Google fired back yesterday in an ongoing copyright lawsuit, asserting that its YouTube Terms of Service grant a broad license to use uploaded music for training AI systems including Lyria 3.
⚖️ Lawsuit Defense Drops
The filing responds to claims from independent musicians, songwriters, and publishers alleging Google trained Lyria 3 on tens of millions of unlicensed tracks pulled from YouTube. Instead of denying use of the material, Google points to the platform's TOS, which users accept upon upload. The company argues this language explicitly covers machine learning, generative AI development, and related technologies.
This aggressive defense escalates tensions across the AI music sector. By treating every upload as implied consent for training data, Google could normalize a pipeline that turns creator content into fuel for commercial AI products. Lyria 3 generates 30-second tracks from text and image prompts, positioning it as a multimodal competitor to Suno and Udio.
📊 Scale and Allegations
Plaintiffs claim Google stripped copyright management information from originals and even distributed AI-generated outputs back through YouTube, creating a closed loop that disadvantages original creators. The suit, filed earlier in 2026, accuses the tech giant of pivoting from neutral distributor to direct competitor without compensation.
If successful, Google's position would give Lyria access to an unmatched dataset, potentially accelerating improvements in musical coherence, style transfer, and prompt adherence. For the broader ecosystem, it sets precedents that could affect how platforms like Flow Music and Riffusion handle training data. Early industry reaction on X highlights fears of eroded trust, with calls for opt-in mechanisms and new legislation gaining traction.
🌐 Ripple Effects for Creators
Professional AI music makers should reassess their upload habits. While convenient for distribution, YouTube may now carry hidden costs in the form of perpetual training rights. Rights organizations are expected to push back hard, potentially through collective actions or lobbying for clearer AI training regulations.

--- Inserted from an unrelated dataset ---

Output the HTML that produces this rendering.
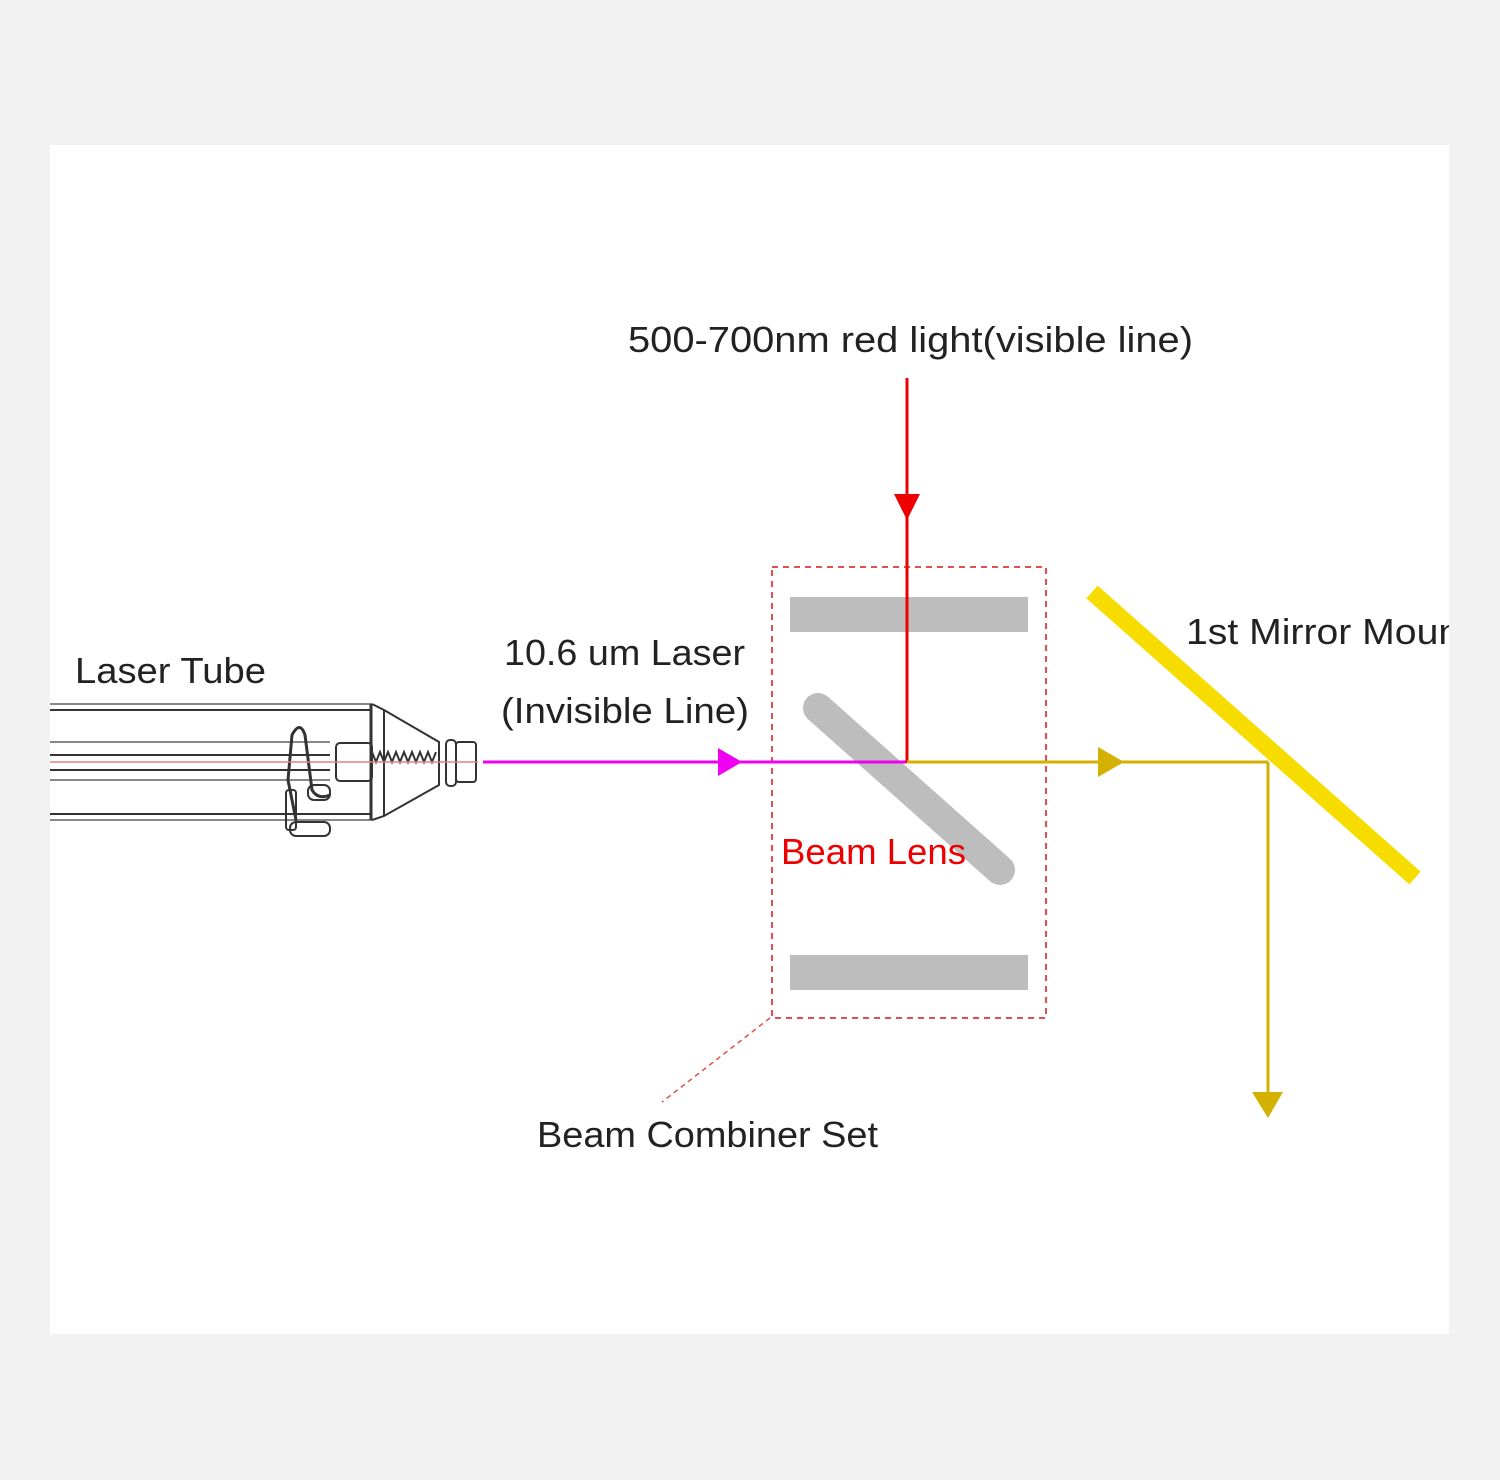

This development also contrasts with ongoing battles faced by Suno and Udio, where similar infringement claims continue. A Google victory would likely embolden other players while forcing creators to demand explicit licensing deals or turn toward closed, permission-based datasets.
Bottom line: Google's broad TOS defense could unlock vast training data for Lyria but risks permanently alienating the independent creators essential to the music ecosystem.